Watching Celebrities Self-destruct
It was this man that Orson Welles, age 26, elected to skewer in “Citizen Kane”—which he directed and starred in, and is considered to be one of the greatest motion pictures ever made. Welles’s portrayal of the Hearst character, Charles Foster Kane, is mesmerizing, as is the script, the acting and especially, the camera work.
Hearst went ballistic when “Citizen Kane” was released and did everything in his power to sabotage the film. The depiction of Hearst’s/Kane’s ruthlessness—and in particular, the relationship with his alcoholic mistress, in real life, Marion Davies, on whom he spent millions trying to make a movie star—would ignite the fury in any man.
But in my opinion, it was the opening scene where Charles Foster Kane lay dying that scuttled Welles’s career. The old man’s lips fill the screen and they utter a single word:
The rest of the film is a flashback—a search for the meaning of “rosebud.” Finally at the very end, we see a child’s winter sled being tossed into a fire that is incinerating some of the dead Kane’s possessions. On the sled was not the logo “Flexible Flyer”—the sled my generation grew up with—but rather, “Rosebud.”

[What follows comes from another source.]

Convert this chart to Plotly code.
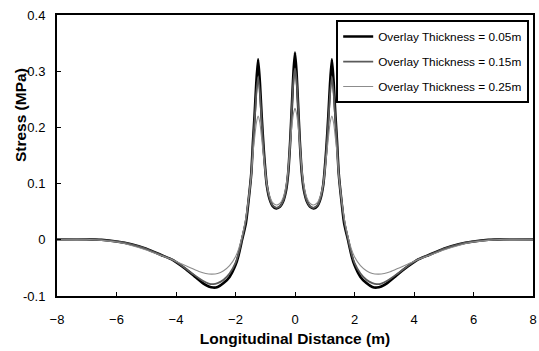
import plotly.graph_objects as go

# Longitudinal distance (m) sample positions
x_a = [-8.0, -7.0, -6.5, -6.0, -5.5, -5.0, -4.5, -4.1, -3.7, -3.4, -3.1, -2.9, -2.75, -2.6, -2.4, -2.2,
       -2.0, -1.9, -1.78, -1.65, -1.55, -1.47, -1.41, -1.36, -1.30, -1.24, -1.18, -1.12, -1.05, -0.95,
       -0.85, -0.75, -0.63, -0.5, -0.4, -0.3, -0.23, -0.16, -0.1, -0.05, 0.0,
       0.05, 0.1, 0.16, 0.23, 0.3, 0.4, 0.5, 0.63, 0.75, 0.85, 0.95, 1.05, 1.12, 1.18, 1.24,
       1.30, 1.36, 1.41, 1.47, 1.55, 1.65, 1.78, 1.9, 2.0, 2.2, 2.4, 2.6, 2.75, 2.9, 3.1, 3.4,
       3.7, 4.1, 4.5, 5.0, 5.5, 6.0, 6.5, 7.0, 8.0]

# Overlay thickness 0.05 m
stress_005 = [0.001, 0.001, 0.0, -0.003, -0.008, -0.016, -0.027, -0.036, -0.051, -0.064, -0.077, -0.083, -0.085, -0.084, -0.077, -0.066,
              -0.045, -0.028, 0.0, 0.03, 0.075, 0.118, 0.177, 0.22, 0.28, 0.321, 0.28, 0.22, 0.16, 0.098,
              0.072, 0.060, 0.056, 0.059, 0.068, 0.088, 0.118, 0.177, 0.245, 0.30, 0.333,
              0.30, 0.245, 0.177, 0.118, 0.088, 0.068, 0.059, 0.056, 0.060, 0.072, 0.098, 0.16, 0.22, 0.28, 0.321,
              0.28, 0.22, 0.177, 0.118, 0.075, 0.03, 0.0, -0.028, -0.045, -0.066, -0.077, -0.084, -0.085, -0.083, -0.077, -0.064,
              -0.051, -0.036, -0.027, -0.016, -0.008, -0.003, 0.0, 0.001, 0.001]

# Overlay thickness 0.15 m
stress_015 = [0.001, 0.001, 0.0, -0.003, -0.008, -0.016, -0.027, -0.036, -0.050, -0.062, -0.073, -0.078, -0.079, -0.077, -0.071, -0.060,
              -0.041, -0.025, 0.002, 0.036, 0.077, 0.118, 0.172, 0.21, 0.26, 0.29, 0.26, 0.21, 0.155, 0.098,
              0.073, 0.061, 0.057, 0.060, 0.069, 0.090, 0.120, 0.177, 0.24, 0.285, 0.305,
              0.285, 0.24, 0.177, 0.120, 0.090, 0.069, 0.060, 0.057, 0.061, 0.073, 0.098, 0.155, 0.21, 0.26, 0.29,
              0.26, 0.21, 0.172, 0.118, 0.077, 0.036, 0.002, -0.025, -0.041, -0.060, -0.071, -0.077, -0.079, -0.078, -0.073, -0.062,
              -0.050, -0.036, -0.027, -0.016, -0.008, -0.003, 0.0, 0.001, 0.001]

x_b = [-8.0, -7.0, -6.5, -6.0, -5.5, -5.0, -4.5, -4.1, -3.8, -3.5, -3.2, -3.0, -2.8, -2.6, -2.4, -2.2,
       -2.0, -1.9, -1.78, -1.65, -1.55, -1.47, -1.41, -1.36, -1.30, -1.24, -1.18, -1.12, -1.05, -0.95,
       -0.85, -0.75, -0.63, -0.5, -0.4, -0.3, -0.23, -0.16, -0.1, -0.05, 0.0,
       0.05, 0.1, 0.16, 0.23, 0.3, 0.4, 0.5, 0.63, 0.75, 0.85, 0.95, 1.05, 1.12, 1.18, 1.24,
       1.30, 1.36, 1.41, 1.47, 1.55, 1.65, 1.78, 1.9, 2.0, 2.2, 2.4, 2.6, 2.8, 3.0, 3.2, 3.5,
       3.8, 4.1, 4.5, 5.0, 5.5, 6.0, 6.5, 7.0, 8.0]

# Overlay thickness 0.25 m
stress_025 = [0.001, 0.001, -0.001, -0.004, -0.010, -0.018, -0.028, -0.036, -0.043, -0.050, -0.057, -0.060, -0.061, -0.060, -0.055, -0.046,
              -0.030, -0.017, 0.006, 0.040, 0.078, 0.115, 0.155, 0.18, 0.207, 0.22, 0.208, 0.18, 0.145, 0.100,
              0.078, 0.066, 0.062, 0.065, 0.075, 0.097, 0.125, 0.170, 0.205, 0.225, 0.234,
              0.225, 0.205, 0.170, 0.125, 0.097, 0.075, 0.065, 0.062, 0.066, 0.078, 0.100, 0.145, 0.18, 0.208, 0.22,
              0.207, 0.18, 0.155, 0.115, 0.078, 0.040, 0.006, -0.017, -0.030, -0.046, -0.055, -0.060, -0.061, -0.060, -0.057, -0.050,
              -0.043, -0.036, -0.028, -0.018, -0.010, -0.004, -0.001, 0.001, 0.001]

x_ticks = [-8, -6, -4, -2, 0, 2, 4, 6, 8]
y_ticks = [-0.1, 0, 0.1, 0.2, 0.3, 0.4]
y_tick_text = ["-0.1", "0", "0.1", "0.2", "0.3", "0.4"]
y_range = [-0.1, 0.4]

FONT = "Liberation Sans, Arial, sans-serif"

fig = go.Figure()
fig.add_trace(go.Scatter(x=x_a, y=stress_005, mode="lines", name="Overlay Thickness = 0.05m",
                         legendgroup="a",
                         line=dict(color="#000000", width=2.6, shape="spline", smoothing=0.6)))
fig.add_trace(go.Scatter(x=x_a, y=stress_015, mode="lines", name="Overlay Thickness = 0.15m",
                         legendgroup="b",
                         line=dict(color="#5a5a5a", width=1.8, shape="spline", smoothing=0.6)))
fig.add_trace(go.Scatter(x=x_b, y=stress_025, mode="lines", name="Overlay Thickness = 0.25m",
                         legendgroup="c",
                         line=dict(color="#8c8c8c", width=1.1, shape="spline", smoothing=0.6)))
# empty trace so the inside-tick overlay axis is drawn
fig.add_trace(go.Scatter(x=[], y=[], yaxis="y2", showlegend=False, hoverinfo="skip"))

fig.update_layout(
    width=539, height=351,
    margin=dict(l=57, r=2, t=15, b=55),
    plot_bgcolor="white", paper_bgcolor="white",
    showlegend=True,
    legend=dict(x=0.992, y=0.982, xanchor="right", yanchor="top",
                bgcolor="rgba(255,255,255,0)", bordercolor="black", borderwidth=2,
                font=dict(family=FONT, size=11.8, color="black"),
                tracegroupgap=6, traceorder="grouped"),
    xaxis=dict(range=[-8, 8], tickvals=x_ticks, ticklabelstandoff=10,
               showline=True, linecolor="black", linewidth=2, mirror=True,
               ticks="inside", ticklen=4, tickwidth=1, tickcolor="black",
               showgrid=False, zeroline=False,
               tickfont=dict(family=FONT, size=13, color="black"),
               title=dict(text="<b>Longitudinal Distance (m)</b>", standoff=8,
                          font=dict(family=FONT, size=15.5, color="black"))),
    yaxis=dict(range=y_range, tickvals=y_ticks, ticktext=y_tick_text,
               showline=True, linecolor="black", linewidth=2, mirror=True,
               ticks="outside", ticklen=7, tickwidth=1, tickcolor="rgba(0,0,0,0)",
               showgrid=False, zeroline=False,
               tickfont=dict(family=FONT, size=13, color="black")),
    yaxis2=dict(range=y_range, tickvals=y_ticks, overlaying="y", anchor="x", side="left",
                showticklabels=False, showline=False, showgrid=False, zeroline=False,
                ticks="inside", ticklen=4, tickwidth=1, tickcolor="black"),
    annotations=[dict(text="<b>Stress (MPa)</b>", textangle=-90, showarrow=False,
                      xref="paper", yref="paper", x=-0.077, y=0.645,
                      xanchor="center", yanchor="middle",
                      font=dict(family=FONT, size=15.5, color="black"))],
)

fig.write_html("out.html")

It is now generally believed that “rosebud” was the real-life Hearst’s bedroom appellation for the most private anatomical part of his mistress, Marion Davies.
Hence the Hearst blitzkrieg against Welles, the film and the studio that made it.
How could Welles have known this intimate fact of the Hearst-Davies relationship? Gore Vidal describes the possible sequence of events:
Marion Davies was an alcoholic who surrounded herself with other merry drinkers and though Hearst and his servants did their best to keep the palaces dry, vinous times were had by Marion and such intimates as her nephew and niece, Charlie and Pepi Lederer, and, for a time, Herman Mankiewicz [“Citizen Kane” screenwriter with Welles]. Charlie Lederer was a screen-writer, a wit, a sometime drug-taker.